Nice blog; hadn't seen it before.

With 12 states having upheld "caps", that's a bit more than half a dozen. Other than primarily jury trial and also equal protection or separation of powers, I'm not aware of a holding of unconstitutionality of a "cap" has ever involved an open court or access to courts provision, which is not "spotty success" but "lack of success".

Posted by: Gerald Neely | Apr 9, 2010 11:05:26 AM

Dear Gerald,

Good point; "spotty success" is, indeed, optimistic. But check out Lucas v. U.S., 757 S.W.2d 687 (Tx. 1988), a case in which the Fifth Circuit certified the question to the Texas Supreme Court, and the court ruled that the state's damage cap provision violated its state constitutional open courts provision.

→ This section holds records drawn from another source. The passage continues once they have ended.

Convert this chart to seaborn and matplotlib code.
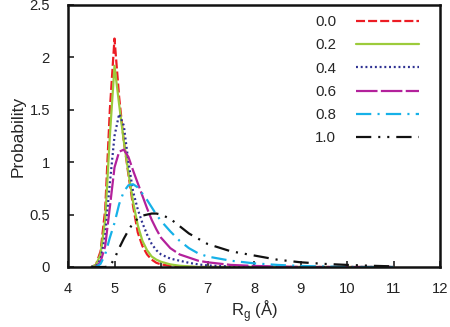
import matplotlib
matplotlib.use("Agg")
import matplotlib.pyplot as plt
import seaborn as sns
import pandas as pd

rg = [4.5, 4.6, 4.7, 4.8, 4.9, 5.0, 5.1, 5.2, 5.3, 5.4, 5.5, 5.6, 5.7, 5.8, 5.9,
      6.0, 6.2, 6.4, 6.6, 6.8, 7.0, 7.5, 8.0, 8.5, 9.0, 9.5, 10.0, 10.5, 11.0]

p00 = [0.0, 0.02, 0.15, 0.55, 1.5, 2.18, 1.62, 1.2, 0.88, 0.58, 0.33, 0.2, 0.12, 0.07, 0.04,
       0.025, 0.01, 0.005, 0.0, 0.0, 0.0, 0.0, 0.0, 0.0, 0.0, 0.0, 0.0, 0.0, 0.0]
p02 = [0.0, 0.02, 0.12, 0.45, 1.25, 1.92, 1.55, 1.2, 0.9, 0.62, 0.4, 0.25, 0.16, 0.1, 0.07,
       0.05, 0.025, 0.012, 0.006, 0.0, 0.0, 0.0, 0.0, 0.0, 0.0, 0.0, 0.0, 0.0, 0.0]
p04 = [0.0, 0.01, 0.07, 0.3, 0.8, 1.25, 1.46, 1.35, 1.0, 0.72, 0.55, 0.42, 0.31, 0.22, 0.16,
       0.12, 0.08, 0.06, 0.04, 0.025, 0.015, 0.005, 0.0, 0.0, 0.0, 0.0, 0.0, 0.0, 0.0]
p06 = [0.0, 0.0, 0.05, 0.2, 0.57, 0.95, 1.1, 1.12, 1.05, 0.92, 0.8, 0.68, 0.56, 0.45, 0.36,
       0.28, 0.18, 0.12, 0.09, 0.06, 0.045, 0.02, 0.01, 0.005, 0.0, 0.0, 0.0, 0.0, 0.0]
p08 = [0.0, 0.0, 0.03, 0.12, 0.28, 0.42, 0.6, 0.72, 0.78, 0.79, 0.76, 0.7, 0.64, 0.57, 0.5,
       0.44, 0.34, 0.25, 0.18, 0.13, 0.1, 0.06, 0.035, 0.02, 0.01, 0.005, 0.0, 0.0, 0.0]
p10 = [0.0, 0.0, 0.0, 0.0, 0.01, 0.08, 0.18, 0.27, 0.35, 0.42, 0.46, 0.49, 0.5, 0.51, 0.51,
       0.5, 0.46, 0.39, 0.32, 0.27, 0.22, 0.15, 0.11, 0.07, 0.045, 0.03, 0.02, 0.012, 0.006]

labels = ["0.0", "0.2", "0.4", "0.6", "0.8", "1.0"]
xticks = [4, 5, 6, 7, 8, 9, 10, 11, 12]
yticks = [0, 0.5, 1, 1.5, 2, 2.5]
ytick_labels = ["0", "0.5", "1", "1.5", "2", "2.5"]

series = [p00, p02, p04, p06, p08, p10]
colors = ["#ec1c24", "#9ccb3b", "#2e3192", "#b3219b", "#16b1e8", "#111111"]
styles = [(0, (6.5, 2.2)), "-", (0, (1.4, 2.0)), (0, (15.5, 2.4)),
          (0, (11, 4.5, 1.5, 4.5)), (0, (11, 5, 1.5, 5, 1.5, 5))]

sns.set_style("ticks")
plt.rcParams["font.family"] = ["Liberation Sans", "DejaVu Sans"]
plt.rcParams["lines.scale_dashes"] = False

fig = plt.figure(figsize=(4.5, 3.27), dpi=100)
ax = fig.add_axes([68 / 450, 60 / 327, 372 / 450, 262 / 327])

for lab, ys, c, ls in zip(labels, series, colors, styles):
    df = pd.DataFrame({"Rg": rg, "P": ys})
    sns.lineplot(data=df, x="Rg", y="P", ax=ax, color=c, linestyle=ls,
                 linewidth=1.6, label=lab)

ax.set_xlim(4, 12)
ax.set_ylim(0, 2.5)
ax.set_xticks(xticks)
ax.set_xticklabels([str(t) for t in xticks])
ax.set_yticks(yticks)
ax.set_yticklabels(ytick_labels)
ax.tick_params(axis="both", direction="in", length=4, width=1.2, labelsize=10.6,
               colors="#222222", top=False, right=False)
ax.tick_params(axis="x", pad=11)
ax.tick_params(axis="y", pad=13)
for s in ax.spines.values():
    s.set_linewidth(1.8)
    s.set_color("#111111")
ax.set_xlabel(r"R$_\mathregular{g}$ (Å)", fontsize=12, labelpad=1)
ax.set_ylabel("Probability", fontsize=12.5, labelpad=3)

leg = ax.legend(loc="upper left", bbox_to_anchor=(0.664, 0.962), frameon=False,
                markerfirst=False, fontsize=10.8, handlelength=4.2,
                handletextpad=1.3, labelspacing=0.62, borderpad=0, borderaxespad=0)

fig.savefig("out.png", dpi=100)
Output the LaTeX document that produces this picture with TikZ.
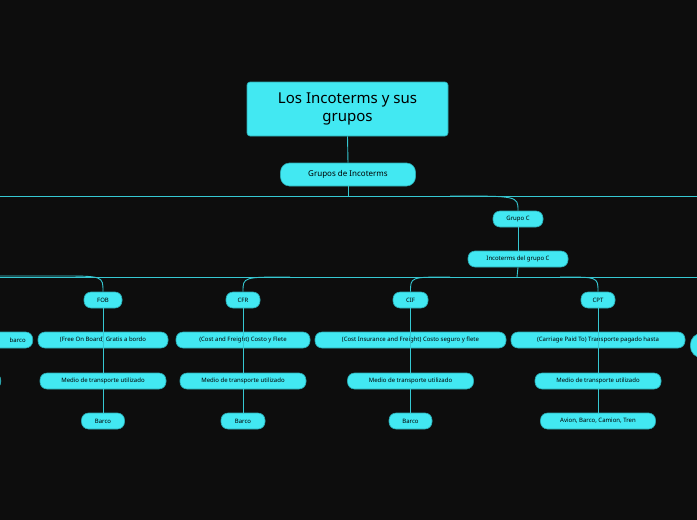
\documentclass[tikz,border=0pt]{standalone}
\usepackage{fontspec}
\setmainfont{Noto Sans}
\begin{document}
\begin{tikzpicture}[x=1pt,y=-1pt,
  box/.style={fill=cyanc,draw=cyand,line width=0.6pt,rounded corners=7pt,inner sep=0pt,minimum height=16pt,font=\bfseries\fontsize{6}{7}\selectfont,text=black},
  ln/.style={draw=cyanl,line width=0.9pt}]
\definecolor{cyanc}{HTML}{42E8F2}
\definecolor{cyand}{HTML}{2AA8B0}
\definecolor{cyanl}{HTML}{36C8D2}
\fill[black!95] (0,0) rectangle (697,520);
\useasboundingbox (0,0) rectangle (697,520);
% connectors first
\coordinate (h1) at (348,196);
\coordinate (h2) at (517,277);
\draw[ln] (0,196) -- (697,196);
\draw[ln] (0,277) -- (697,277);
\node[box,minimum width=201pt,minimum height=54pt,rounded corners=3pt,font=\bfseries\fontsize{15}{18}\selectfont,align=center] (t) at (347.5,109) {Los Incoterms y sus\\grupos};
\node[box,minimum width=135pt,minimum height=23pt,rounded corners=9pt,font=\fontsize{8}{9}\selectfont] (g) at (348,174.5) {Grupos de Incoterms};
\node[box,minimum width=50pt] (gc) at (518,219) {Grupo C};
\node[box,minimum width=100pt] (ic) at (518,259) {Incoterms del grupo C};
\foreach \n/\x/\w/\t in {fob/103/38/FOB, cfr/243/34/CFR, cif/410.5/35/CIF, cpt/598/34/CPT}
  \node[box,minimum width=\w pt] (\n) at (\x,300) {\t};
\node[box,minimum width=130pt] (d1) at (103,340) {(Free On Board) Gratis a bordo};
\node[box,minimum width=134pt] (d2) at (243,340) {(Cost and Freight) Costo y Flete};
\node[box,minimum width=191pt] (d3) at (410.5,340) {(Cost Insurance and Freight) Costo seguro y flete};
\node[box,minimum width=174pt] (d4) at (598,340) {(Carriage Paid To) Transporte pagado hasta};
\foreach \n/\x in {m1/103,m2/243,m3/410.5,m4/598}
  \node[box,minimum width=126pt] (\n) at (\x,381) {Medio de transporte utilizado};
\node[box,minimum width=43pt] (b1) at (103,421) {Barco};
\node[box,minimum width=44pt] (b2) at (243,421) {Barco};
\node[box,minimum width=43pt] (b3) at (410.5,421) {Barco};
\node[box,minimum width=115pt] (b4) at (598,421) {Avion, Barco, Camion, Tren};
% partial nodes at edges
\node[box,minimum width=60pt,anchor=east] (pl) at (33,340) {\hspace*{30pt}barco};
\node[box,minimum width=20pt,anchor=east] (pl2) at (1,381) {};
\node[box,minimum width=30pt,minimum height=25pt,rounded corners=12pt,anchor=west] (pr) at (690,345.5) {};
% connectors
\draw[ln] (t.south) -- (g.north);
\draw[ln] (g.south) -- (h1);
\draw[ln] (450,196) .. controls (518,196) .. (gc.north);
\draw[ln] (gc.south) -- (ic.north);
\draw[ln] (ic.south) -- (h2);
\draw[ln] (0,276) -- (60,276) .. controls (103,276) .. (fob.north);
\draw[ln] (290,277) .. controls (243,277) .. (cfr.north);
\draw[ln] (450,277) .. controls (410.5,277) .. (cif.north);
\draw[ln] (560,277) .. controls (598,277) .. (cpt.north);
\foreach \a/\b in {fob/m1,cfr/m2,cif/m3,cpt/m4}
  \draw[ln] (\a.south) -- (\b.north);
\foreach \a/\b in {m1/b1,m2/b2,m3/b3,m4/b4}
  \draw[ln] (\a.south) -- (\b.north);
% redraw boxes on top of lines
\foreach \n in {d1,d2,d3,d4,m1,m2,m3,m4}
  \path (\n);
\end{tikzpicture}
\end{document}
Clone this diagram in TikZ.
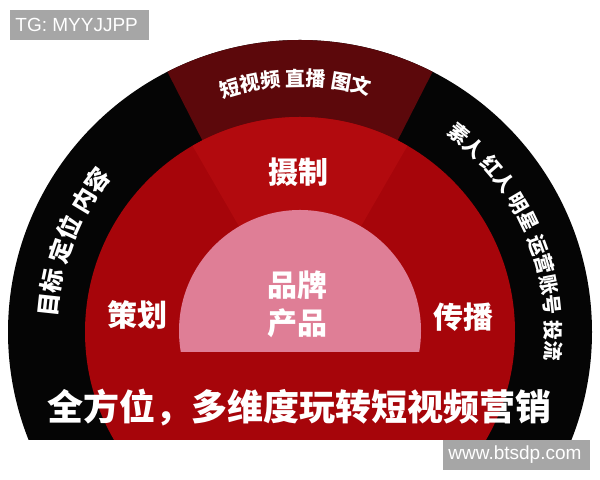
\documentclass[tikz,border=0pt]{standalone}
\usepackage{fontspec}
\setmainfont{Liberation Sans}
\newfontfamily\cjkfont{Noto Sans CJK SC}
\usetikzlibrary{decorations.text}

\definecolor{ringblack}{HTML}{050505}
\definecolor{topred}{HTML}{5C080B}
\definecolor{midred}{HTML}{A6050A}
\definecolor{litred}{HTML}{B20A0E}
\definecolor{pinkcore}{HTML}{DF7E96}
\definecolor{markgray}{HTML}{A6A6A6}

\begin{document}
\begin{tikzpicture}[x=0.5pt,y=0.5pt]
    \tikzstyle{label}=[text=white, inner sep=0pt, font=\cjkfont\bfseries\fontsize{15}{19}\selectfont]
    \tikzstyle{slogan}=[text=white, inner sep=0pt, font=\cjkfont\bfseries\fontsize{18}{20}\selectfont]
    \tikzstyle{wmtext}=[text=white, inner sep=0pt, anchor=base west, font=\fontsize{9.5}{11}\selectfont]
    \tikzstyle{ringtext}=[decorate, decoration={text along path, text align=center, text={#1}}]

    \useasboundingbox (0,0) rectangle (600,480);

    % rings
    \begin{scope}
      \clip (0,40) rectangle (600,480);
      \fill[ringblack] (300,148) circle (292);
      \fill[topred] (300,148) -- ++(117:292) arc (117:63:292) -- cycle;
      \fill[midred] (300,148) circle (215);
      \fill[litred] (300,148) -- ++(120:215) arc (120:60:215) -- cycle;
    \end{scope}
    \begin{scope}
      \clip (0,128) rectangle (600,480);
      \fill[pinkcore] (300,149) circle (121);
    \end{scope}

    % outer ring words
    \path[ringtext={|\cjkfont\bfseries\fontsize{10}{12}\selectfont\color{white}|短视频 直播 图文}]
      (300,148) ++(118:246) arc (118:64:246);
    \path[ringtext={|\cjkfont\bfseries\fontsize{12}{14}\selectfont\color{white}|目标 定位 内容}]
      (300,148) ++(200:244) arc (200:117:244);
    \path[ringtext={|\cjkfont\bfseries\fontsize{10}{12}\selectfont\color{white}|素人 红人 明星 运营账号 投流}]
      (300,148) ++(62:246) arc (62:-15:246);

    \node[label] (shezhi) at (298,308) {摄制};
    \node[label, align=center] (pinpai) at (297,176) {品牌\\产品};
    \node[label] (cehua) at (137,165) {策划};
    \node[label] (chuanbo) at (463,163) {传播};
    \node[slogan] (slogan) at (299,72) {全方位，多维度玩转短视频营销};

    % watermarks
    \fill[markgray] (10,440) rectangle (149,470);
    \node[wmtext] (tgmark) at (15,448) {TG: MYYJJPP};
    \fill[markgray] (443,10) rectangle (590,40);
    \node[wmtext] (sitemark) at (448,20) {www.btsdp.com};
\end{tikzpicture}
\end{document}
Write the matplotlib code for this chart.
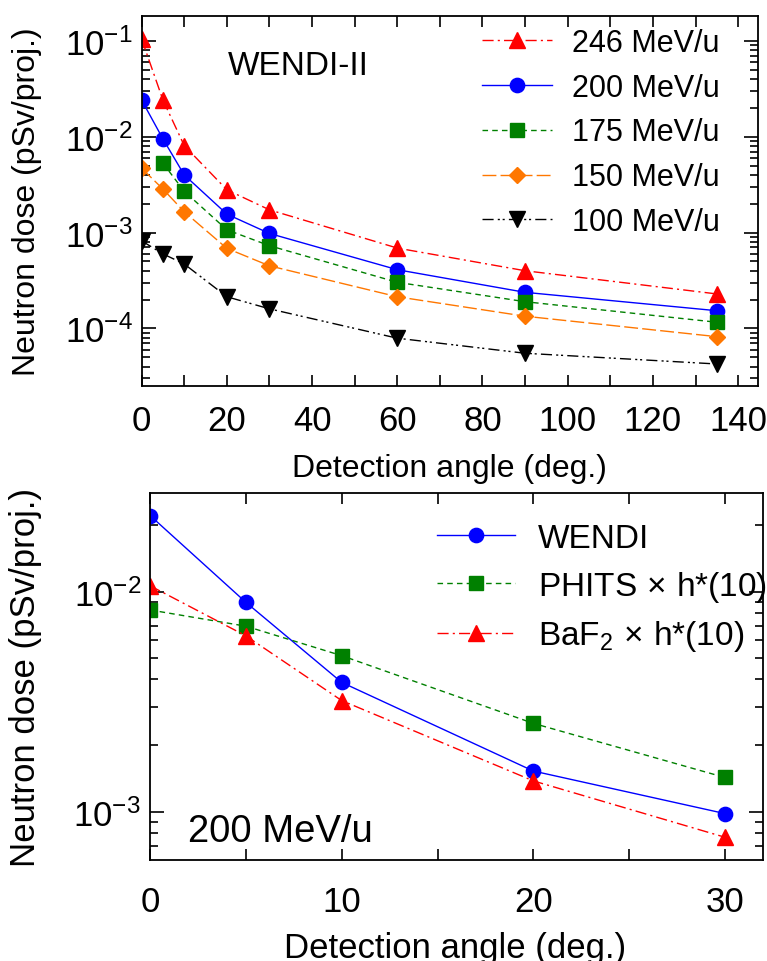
import numpy as np
import matplotlib
matplotlib.use("Agg")
import matplotlib.pyplot as plt
from matplotlib.ticker import LogLocator, MultipleLocator, NullFormatter

plt.rcParams['font.family'] = ['Liberation Sans', 'DejaVu Sans']
plt.rcParams['mathtext.fontset'] = 'custom'
plt.rcParams['mathtext.rm'] = 'Liberation Sans'
plt.rcParams['mathtext.it'] = 'Liberation Sans:italic'
plt.rcParams['axes.linewidth'] = 1.3

# top panel: WENDI-II dose vs angle for several beam energies
angles = [0, 5, 10, 20, 30, 60, 90, 135]
angles_175 = [5, 10, 20, 30, 60, 90, 135]
dose_246 = [0.105, 0.0242, 0.0081, 0.0028, 0.00173, 6.9e-4, 4.0e-4, 2.29e-4]
dose_200 = [0.0242, 0.0095, 0.0040, 1.56e-3, 9.8e-4, 4.1e-4, 2.38e-4, 1.53e-4]
dose_175 = [5.3e-3, 2.7e-3, 1.07e-3, 7.3e-4, 3.03e-4, 1.9e-4, 1.16e-4]
dose_150 = [4.7e-3, 2.85e-3, 1.65e-3, 6.85e-4, 4.5e-4, 2.14e-4, 1.34e-4, 8.2e-5]
dose_100 = [8.2e-4, 6.0e-4, 4.7e-4, 2.14e-4, 1.6e-4, 7.9e-5, 5.5e-5, 4.25e-5]

# bottom panel: 200 MeV/u comparison
angles_b = [0, 5, 10, 20, 30]
wendi = [0.0222, 8.95e-3, 3.87e-3, 1.53e-3, 9.8e-4]
phits = [8.26e-3, 6.97e-3, 5.12e-3, 2.52e-3, 1.43e-3]
baf2 = [0.01064, 6.3e-3, 3.2e-3, 1.38e-3, 7.65e-4]

orange = '#ff7700'
dashdot = [8, 3, 1.5, 3]
dashdotdot = [8, 3, 1.5, 2, 1.5, 3]

fig = plt.figure(figsize=(7.67, 9.62), dpi=100)
ax1 = fig.add_axes([0.1847, 0.598, 0.8032, 0.3846])
ax2 = fig.add_axes([0.1956, 0.105, 0.7996, 0.3815])


def style(ax, xpad, labelsize):
    ax.set_yscale('log')
    ax.tick_params(which='both', direction='in', top=True, right=True,
                   labelsize=25, width=1.2)
    ax.tick_params(axis='y', pad=6.5)
    ax.tick_params(axis='x', pad=xpad)
    ax.tick_params(which='major', length=10)
    ax.tick_params(which='minor', length=6)
    ax.tick_params(axis='x', which='both', length=8)
    ax.yaxis.set_minor_locator(LogLocator(base=10, subs=np.arange(2, 10)))
    ax.yaxis.set_minor_formatter(NullFormatter())
    ax.set_xlabel('Detection angle (deg.)', fontsize=labelsize)
    ax.set_ylabel('Neutron dose (pSv/proj.)', fontsize=labelsize)


ax1.plot(angles, dose_246, color='red', marker='^', ms=11, lw=1,
         dashes=dashdot, label='246 MeV/u')
ax1.plot(angles, dose_200, color='blue', marker='o', ms=10.3, lw=1,
         label='200 MeV/u')
ax1.plot(angles_175, dose_175, color='green', marker='s', ms=9.5, lw=1,
         dashes=[4, 3], label='175 MeV/u')
ax1.plot(angles, dose_150, color=orange, marker='D', ms=8.5, lw=1,
         dashes=[10, 3], label='150 MeV/u')
ax1.plot(angles, dose_100, color='black', marker='v', ms=11, lw=1,
         dashes=dashdotdot, label='100 MeV/u')
style(ax1, 13.5, 23)
ax1.set_xlim(0, 144.6)
ax1.set_ylim(2.52e-5, 0.184)
ax1.xaxis.set_major_locator(MultipleLocator(20))
ax1.xaxis.set_minor_locator(MultipleLocator(10))
ax1.xaxis.set_label_coords(0.5, -0.182)
ax1.yaxis.set_label_coords(-0.162, 0.5)
ax1.text(0.14, 0.842, 'WENDI-II', transform=ax1.transAxes, fontsize=24,
         va='baseline')
ax1.legend(loc='upper left', fontsize=22, frameon=False, handlelength=2.29,
           handletextpad=0.65, labelspacing=0.485, borderaxespad=0,
           borderpad=0, bbox_to_anchor=(0.5524, 0.9675))

ax2.plot(angles_b, wendi, color='blue', marker='o', ms=10.3, lw=1,
         label='WENDI')
ax2.plot(angles_b, phits, color='green', marker='s', ms=9.5, lw=1,
         dashes=[4, 3], label=r'PHITS$\,\times\,$h*(10)')
ax2.plot(angles_b, baf2, color='red', marker='^', ms=11, lw=1,
         dashes=dashdot, label=r'BaF$_2$$\,\times\,$h*(10)')
style(ax2, 18, 25)
ax2.set_xlim(0, 32)
ax2.set_ylim(6.03e-4, 0.0281)
ax2.xaxis.set_major_locator(MultipleLocator(10))
ax2.xaxis.set_minor_locator(MultipleLocator(5))
ax2.xaxis.set_label_coords(0.498, -0.1935)
ax2.yaxis.set_label_coords(-0.176, 0.5)
ax2.text(0.062, 0.0526, '200 MeV/u', transform=ax2.transAxes, fontsize=27.5,
         va='baseline')
ax2.legend(loc='upper left', fontsize=24, frameon=False, handlelength=2.34,
           handletextpad=0.69, labelspacing=0.44, borderaxespad=0,
           borderpad=0, bbox_to_anchor=(0.4675, 0.9185))

fig.savefig('out.png', dpi=100)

Posted by: Steven D. Schwinn | Apr 9, 2010 9:14:49 PM

Good point yourself. With the Lucas case being a "cap" on all damages, economic and non-economic, I would squirm out of the matter by indicating that your comments on "caps" pertained to non-economic damage caps and that no "cap" on non-economic damages has ever been stricken by the highest court of a state on grounds of an open courts or access to the courts provision

Posted by: Gerald Neely | Apr 12, 2010 2:38:31 PM

Dear Gerald,

Good point right back at you. Let me try again: Check out Smith v. Department of Insurance, 506 So.2d 1080 (Fla. 1987) (overturning the state cap on noneconomic damages under the state constitutional open courts provision). Still not "spotty success," but perhaps at least a case?